The idea is that the structure contains some stuff (the "info" part, which can be as long or short as you'd like) and since this is a binary tree also two pointers to (usually) other such structures. The pointers are themselves just more of the data contained inside. Nothing special. You could, if you wanted, define a third such pointer... or more... or even less. (One less would mean something like a linked list.)
Just for grins, let me show you a similar structure but used for a doubly linked list:
struct node {
int info;
struct node *prev;
struct node *next;
};
It's the same structure, really. But it does something COMPLETELY different.
How does the compiler know the difference? It doesn't. It has no idea. So far as the compiler is concerned, they are the exact same memory footprint and the variables have exactly the same semantic meaning, as well. There is no difference to the compiler. The difference comes ONLY in how YOU decide to use it.

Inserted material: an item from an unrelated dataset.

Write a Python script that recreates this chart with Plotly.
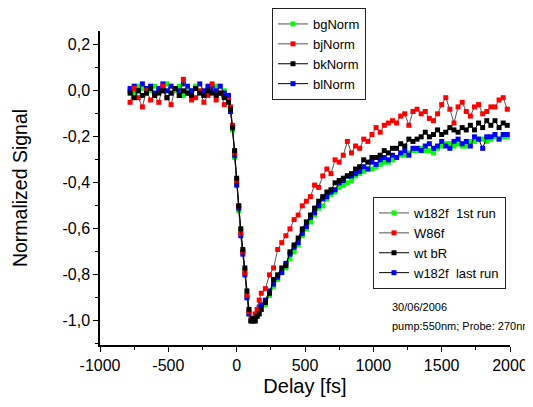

In the binary tree case, your code will make certain that the 'left' and 'right' elements within each structure ONLY point to two OTHER structures (not itself, for example) and other code you write to traverse the binary tree will operate on the assumption that this is a tree structure. It's the code you write, in other words, which makes this a binary tree and not a doubly linked list.
By the way, it is possible to turn a binary tree into a directed acyclic graph (dag) by simply allowing the left or right pointers to point to structures that are also pointed at by other nodes, as well. In other words, there may be (but do not have to be) multiple paths from the root node to some other node. Again, this is just a matter of what YOU do with your structures. The compiler doesn't care, one way or the other.
...
Second point about syntax...
When you wanted a pointer to a structure, C allowed you to write that readily. But in this case, the structure isn't even declared yet. C is still reading the structure when it gets to the variables that need to point to the structure (not declared, quite yet.) C is able, though, to use the preceding "struct node" that started the structure when declaring variables within the structure. Which is nice. I think there was a time when it complained to me about this.
Suppose you needed two different structures that pointed to each other: struct A and struct B. How would you do that? Something like this:
struct B;
struct A {
int info;
struct B *left;
struct B *right;
};
struct B {
double otherinfo;
struct A *left;
struct A *right;
};
Note that you don't actually have to completely specify a struct before using it, if you are talking about pointers to one. Pointers can be completely specified without actually knowing what they point at, because the size is still knowable even if the specific elements with it aren't yet known. Once the above has been seen by the compiler, it then knows all it needs to know to proceed when it sees code using them.